[Begin Records supplied]

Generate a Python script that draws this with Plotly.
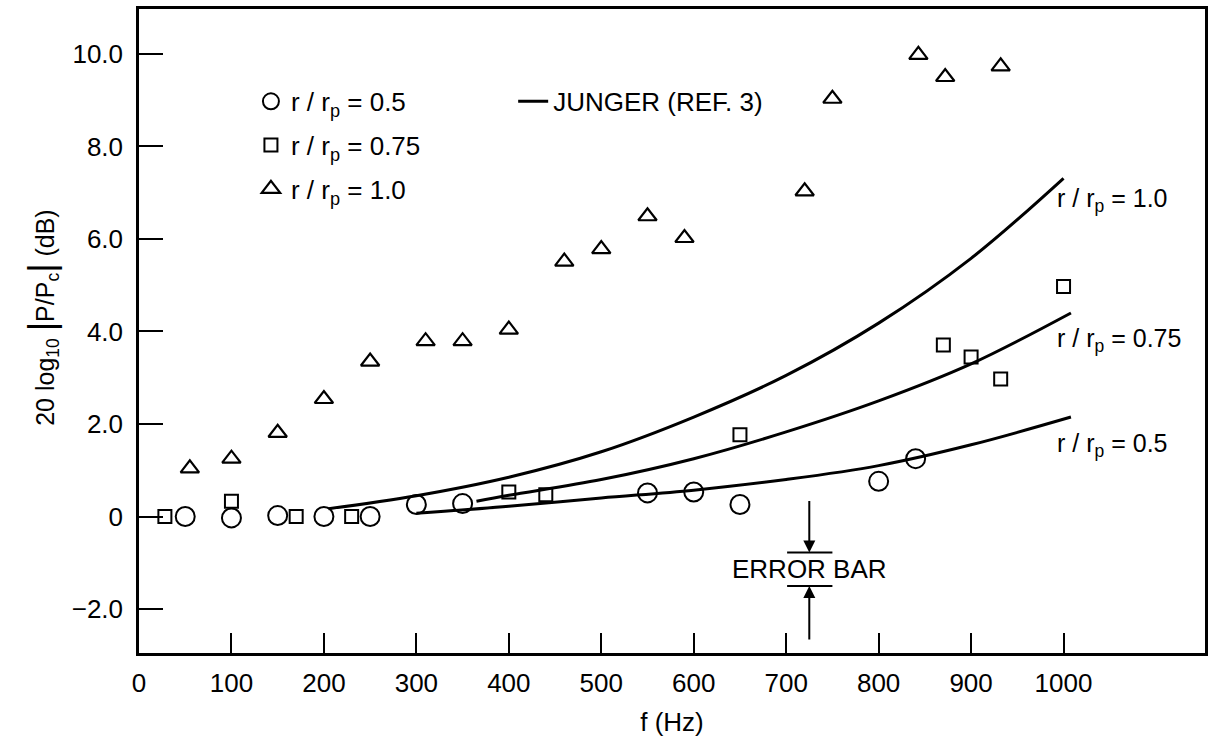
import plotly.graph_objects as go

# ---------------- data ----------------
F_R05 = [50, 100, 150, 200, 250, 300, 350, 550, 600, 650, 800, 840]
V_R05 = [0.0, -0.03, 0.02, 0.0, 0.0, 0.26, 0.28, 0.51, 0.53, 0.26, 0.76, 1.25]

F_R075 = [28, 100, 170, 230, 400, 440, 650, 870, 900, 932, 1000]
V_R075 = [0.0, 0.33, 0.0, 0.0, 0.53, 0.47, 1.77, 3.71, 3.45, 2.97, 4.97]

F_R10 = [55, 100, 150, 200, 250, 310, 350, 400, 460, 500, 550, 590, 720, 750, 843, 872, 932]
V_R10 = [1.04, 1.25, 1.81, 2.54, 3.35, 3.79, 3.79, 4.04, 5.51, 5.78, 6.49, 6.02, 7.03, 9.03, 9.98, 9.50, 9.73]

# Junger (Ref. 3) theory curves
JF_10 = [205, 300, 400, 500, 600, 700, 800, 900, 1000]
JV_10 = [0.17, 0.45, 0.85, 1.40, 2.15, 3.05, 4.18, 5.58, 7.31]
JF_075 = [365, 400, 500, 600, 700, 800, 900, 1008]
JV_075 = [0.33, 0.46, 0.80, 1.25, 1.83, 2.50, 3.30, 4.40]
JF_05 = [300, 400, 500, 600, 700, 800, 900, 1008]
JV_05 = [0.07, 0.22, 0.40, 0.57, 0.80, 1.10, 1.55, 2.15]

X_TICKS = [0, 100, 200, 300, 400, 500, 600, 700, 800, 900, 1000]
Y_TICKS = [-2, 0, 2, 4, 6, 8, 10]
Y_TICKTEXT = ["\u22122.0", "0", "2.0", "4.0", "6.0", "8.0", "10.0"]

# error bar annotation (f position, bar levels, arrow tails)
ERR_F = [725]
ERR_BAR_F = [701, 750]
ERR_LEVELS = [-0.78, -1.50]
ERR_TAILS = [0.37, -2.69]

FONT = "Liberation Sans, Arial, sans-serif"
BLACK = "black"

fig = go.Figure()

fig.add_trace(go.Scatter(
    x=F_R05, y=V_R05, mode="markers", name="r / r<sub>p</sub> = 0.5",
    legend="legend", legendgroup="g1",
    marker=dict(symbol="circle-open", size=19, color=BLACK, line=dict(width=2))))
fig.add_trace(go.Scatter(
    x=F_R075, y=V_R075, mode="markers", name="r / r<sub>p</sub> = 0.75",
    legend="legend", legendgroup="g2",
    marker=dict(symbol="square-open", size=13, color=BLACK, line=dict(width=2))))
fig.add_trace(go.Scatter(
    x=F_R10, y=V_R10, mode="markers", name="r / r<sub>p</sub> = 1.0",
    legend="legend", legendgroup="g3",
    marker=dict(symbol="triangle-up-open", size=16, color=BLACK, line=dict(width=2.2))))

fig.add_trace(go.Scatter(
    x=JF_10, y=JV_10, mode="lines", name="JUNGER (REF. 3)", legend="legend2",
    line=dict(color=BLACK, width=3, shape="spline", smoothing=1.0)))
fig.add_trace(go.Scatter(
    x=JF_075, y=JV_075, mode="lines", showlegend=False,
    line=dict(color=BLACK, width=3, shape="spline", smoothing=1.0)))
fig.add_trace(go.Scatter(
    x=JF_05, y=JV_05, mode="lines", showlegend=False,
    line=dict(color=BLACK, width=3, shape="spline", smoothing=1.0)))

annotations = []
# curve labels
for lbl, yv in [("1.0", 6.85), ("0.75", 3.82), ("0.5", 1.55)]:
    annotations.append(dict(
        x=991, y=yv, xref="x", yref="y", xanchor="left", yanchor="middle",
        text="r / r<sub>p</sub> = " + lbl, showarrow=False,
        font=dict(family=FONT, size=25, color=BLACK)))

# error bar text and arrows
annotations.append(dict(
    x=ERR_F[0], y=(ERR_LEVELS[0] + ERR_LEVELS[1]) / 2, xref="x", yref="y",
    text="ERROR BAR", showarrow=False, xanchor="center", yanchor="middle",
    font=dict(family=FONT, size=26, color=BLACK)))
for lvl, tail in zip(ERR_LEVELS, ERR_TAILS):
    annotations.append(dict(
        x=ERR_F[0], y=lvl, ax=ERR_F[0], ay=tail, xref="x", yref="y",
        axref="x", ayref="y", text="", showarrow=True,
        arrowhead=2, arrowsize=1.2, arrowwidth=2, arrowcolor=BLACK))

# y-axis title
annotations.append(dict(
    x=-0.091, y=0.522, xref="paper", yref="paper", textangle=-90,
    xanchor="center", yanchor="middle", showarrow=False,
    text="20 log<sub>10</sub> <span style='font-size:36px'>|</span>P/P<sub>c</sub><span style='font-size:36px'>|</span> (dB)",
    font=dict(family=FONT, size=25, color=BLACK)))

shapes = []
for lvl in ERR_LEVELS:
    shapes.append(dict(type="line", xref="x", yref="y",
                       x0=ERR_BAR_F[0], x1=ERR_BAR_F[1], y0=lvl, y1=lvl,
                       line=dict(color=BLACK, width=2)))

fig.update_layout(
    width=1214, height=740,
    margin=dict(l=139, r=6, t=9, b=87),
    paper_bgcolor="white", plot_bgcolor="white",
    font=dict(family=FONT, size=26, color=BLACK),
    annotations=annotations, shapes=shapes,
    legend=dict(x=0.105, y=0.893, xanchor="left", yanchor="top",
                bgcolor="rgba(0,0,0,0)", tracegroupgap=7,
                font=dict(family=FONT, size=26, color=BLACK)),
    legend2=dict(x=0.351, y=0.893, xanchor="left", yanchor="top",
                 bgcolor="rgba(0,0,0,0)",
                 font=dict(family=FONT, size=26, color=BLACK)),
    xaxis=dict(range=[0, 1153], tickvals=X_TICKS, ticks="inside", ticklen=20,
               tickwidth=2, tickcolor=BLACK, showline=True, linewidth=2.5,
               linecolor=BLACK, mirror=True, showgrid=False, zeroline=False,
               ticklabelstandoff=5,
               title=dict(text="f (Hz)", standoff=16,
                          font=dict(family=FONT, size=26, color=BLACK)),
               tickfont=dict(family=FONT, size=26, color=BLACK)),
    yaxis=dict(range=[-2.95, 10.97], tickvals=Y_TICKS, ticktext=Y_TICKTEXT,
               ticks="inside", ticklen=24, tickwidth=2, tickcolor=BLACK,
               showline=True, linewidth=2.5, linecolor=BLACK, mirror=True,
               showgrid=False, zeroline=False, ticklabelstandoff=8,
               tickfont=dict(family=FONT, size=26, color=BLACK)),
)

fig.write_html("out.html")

[End Records supplied]
[Begin Records supplied]

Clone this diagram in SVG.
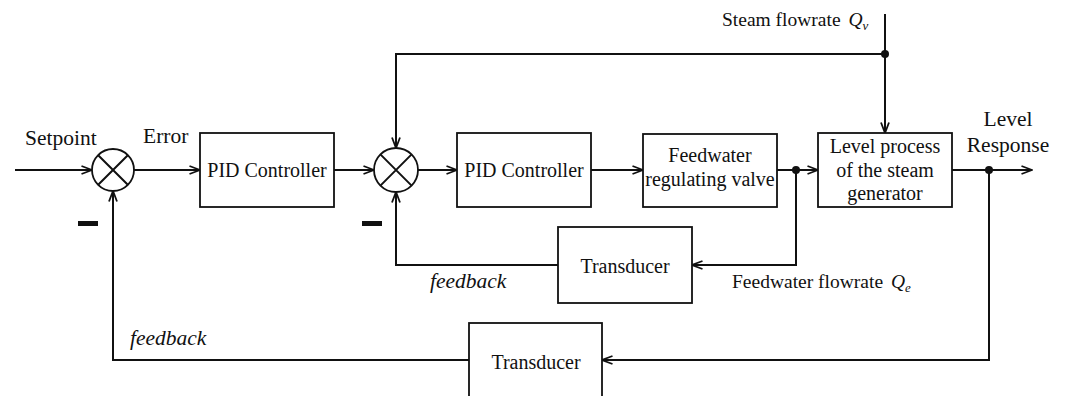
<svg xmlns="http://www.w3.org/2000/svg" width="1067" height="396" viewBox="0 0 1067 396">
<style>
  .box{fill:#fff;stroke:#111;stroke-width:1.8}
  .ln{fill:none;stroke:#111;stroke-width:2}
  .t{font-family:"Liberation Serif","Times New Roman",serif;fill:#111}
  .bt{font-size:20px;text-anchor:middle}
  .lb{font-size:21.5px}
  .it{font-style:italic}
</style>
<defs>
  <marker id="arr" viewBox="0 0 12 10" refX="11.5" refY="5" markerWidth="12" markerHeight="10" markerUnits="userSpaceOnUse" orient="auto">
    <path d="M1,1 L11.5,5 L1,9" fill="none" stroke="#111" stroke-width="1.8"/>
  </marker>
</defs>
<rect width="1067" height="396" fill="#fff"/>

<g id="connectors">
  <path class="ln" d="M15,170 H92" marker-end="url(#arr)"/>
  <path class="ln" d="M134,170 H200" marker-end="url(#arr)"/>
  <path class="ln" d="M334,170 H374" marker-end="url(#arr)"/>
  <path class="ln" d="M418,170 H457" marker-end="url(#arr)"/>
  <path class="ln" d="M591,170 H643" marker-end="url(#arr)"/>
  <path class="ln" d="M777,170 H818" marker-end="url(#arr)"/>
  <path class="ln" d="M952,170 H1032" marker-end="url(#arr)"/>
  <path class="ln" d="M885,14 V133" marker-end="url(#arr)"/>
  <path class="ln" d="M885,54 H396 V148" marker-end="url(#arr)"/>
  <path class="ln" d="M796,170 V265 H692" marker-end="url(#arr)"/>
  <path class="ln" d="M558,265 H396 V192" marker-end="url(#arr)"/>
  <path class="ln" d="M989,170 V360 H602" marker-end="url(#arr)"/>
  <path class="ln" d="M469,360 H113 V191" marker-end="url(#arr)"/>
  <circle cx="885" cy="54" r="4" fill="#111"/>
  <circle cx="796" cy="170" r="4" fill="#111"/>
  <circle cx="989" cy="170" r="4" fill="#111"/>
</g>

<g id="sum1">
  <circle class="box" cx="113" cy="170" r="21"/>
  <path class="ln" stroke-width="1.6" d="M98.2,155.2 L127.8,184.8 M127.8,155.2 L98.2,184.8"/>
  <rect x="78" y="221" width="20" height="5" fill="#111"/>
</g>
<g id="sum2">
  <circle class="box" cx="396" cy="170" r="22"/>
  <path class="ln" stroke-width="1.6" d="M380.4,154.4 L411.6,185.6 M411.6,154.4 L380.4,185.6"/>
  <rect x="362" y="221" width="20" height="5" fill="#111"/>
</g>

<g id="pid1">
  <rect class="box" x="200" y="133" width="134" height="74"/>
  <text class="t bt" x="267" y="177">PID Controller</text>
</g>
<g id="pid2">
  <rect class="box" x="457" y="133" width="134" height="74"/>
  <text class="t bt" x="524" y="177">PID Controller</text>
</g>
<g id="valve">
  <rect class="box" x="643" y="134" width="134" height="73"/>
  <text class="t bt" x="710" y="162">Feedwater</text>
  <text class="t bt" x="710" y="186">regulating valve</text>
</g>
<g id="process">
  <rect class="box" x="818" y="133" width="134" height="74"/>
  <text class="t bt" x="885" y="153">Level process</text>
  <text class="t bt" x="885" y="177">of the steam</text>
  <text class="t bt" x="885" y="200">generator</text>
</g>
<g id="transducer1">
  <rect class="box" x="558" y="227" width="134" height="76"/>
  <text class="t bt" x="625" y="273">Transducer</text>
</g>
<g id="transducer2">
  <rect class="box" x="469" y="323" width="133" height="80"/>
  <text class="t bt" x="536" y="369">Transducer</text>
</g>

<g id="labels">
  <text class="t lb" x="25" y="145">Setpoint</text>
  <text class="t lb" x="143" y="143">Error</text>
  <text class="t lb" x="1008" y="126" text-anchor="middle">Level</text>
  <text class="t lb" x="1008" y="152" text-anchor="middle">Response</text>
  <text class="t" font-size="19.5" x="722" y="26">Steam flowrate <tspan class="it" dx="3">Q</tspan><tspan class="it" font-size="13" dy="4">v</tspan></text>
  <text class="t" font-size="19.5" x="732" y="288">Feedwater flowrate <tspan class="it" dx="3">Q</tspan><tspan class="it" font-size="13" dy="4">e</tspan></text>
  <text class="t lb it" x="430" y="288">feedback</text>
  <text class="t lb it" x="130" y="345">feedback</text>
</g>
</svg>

[End Records supplied]
[Begin Records supplied]

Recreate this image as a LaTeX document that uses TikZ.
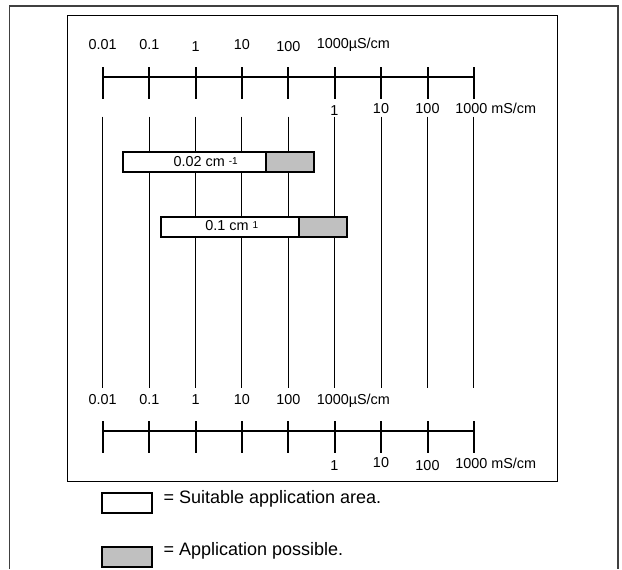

[End Records supplied]

» Do this: Leaving out the pictures, extract the stretch from the line holding "Generate a Python" through the line holding "fig = go.Figure()", word for word.

» The reply:
Generate a Python script that draws this with Plotly.
import plotly.graph_objects as go

# ---------------- data ----------------
F_R05 = [50, 100, 150, 200, 250, 300, 350, 550, 600, 650, 800, 840]
V_R05 = [0.0, -0.03, 0.02, 0.0, 0.0, 0.26, 0.28, 0.51, 0.53, 0.26, 0.76, 1.25]

F_R075 = [28, 100, 170, 230, 400, 440, 650, 870, 900, 932, 1000]
V_R075 = [0.0, 0.33, 0.0, 0.0, 0.53, 0.47, 1.77, 3.71, 3.45, 2.97, 4.97]

F_R10 = [55, 100, 150, 200, 250, 310, 350, 400, 460, 500, 550, 590, 720, 750, 843, 872, 932]
V_R10 = [1.04, 1.25, 1.81, 2.54, 3.35, 3.79, 3.79, 4.04, 5.51, 5.78, 6.49, 6.02, 7.03, 9.03, 9.98, 9.50, 9.73]

# Junger (Ref. 3) theory curves
JF_10 = [205, 300, 400, 500, 600, 700, 800, 900, 1000]
JV_10 = [0.17, 0.45, 0.85, 1.40, 2.15, 3.05, 4.18, 5.58, 7.31]
JF_075 = [365, 400, 500, 600, 700, 800, 900, 1008]
JV_075 = [0.33, 0.46, 0.80, 1.25, 1.83, 2.50, 3.30, 4.40]
JF_05 = [300, 400, 500, 600, 700, 800, 900, 1008]
JV_05 = [0.07, 0.22, 0.40, 0.57, 0.80, 1.10, 1.55, 2.15]

X_TICKS = [0, 100, 200, 300, 400, 500, 600, 700, 800, 900, 1000]
Y_TICKS = [-2, 0, 2, 4, 6, 8, 10]
Y_TICKTEXT = ["\u22122.0", "0", "2.0", "4.0", "6.0", "8.0", "10.0"]

# error bar annotation (f position, bar levels, arrow tails)
ERR_F = [725]
ERR_BAR_F = [701, 750]
ERR_LEVELS = [-0.78, -1.50]
ERR_TAILS = [0.37, -2.69]

FONT = "Liberation Sans, Arial, sans-serif"
BLACK = "black"

fig = go.Figure()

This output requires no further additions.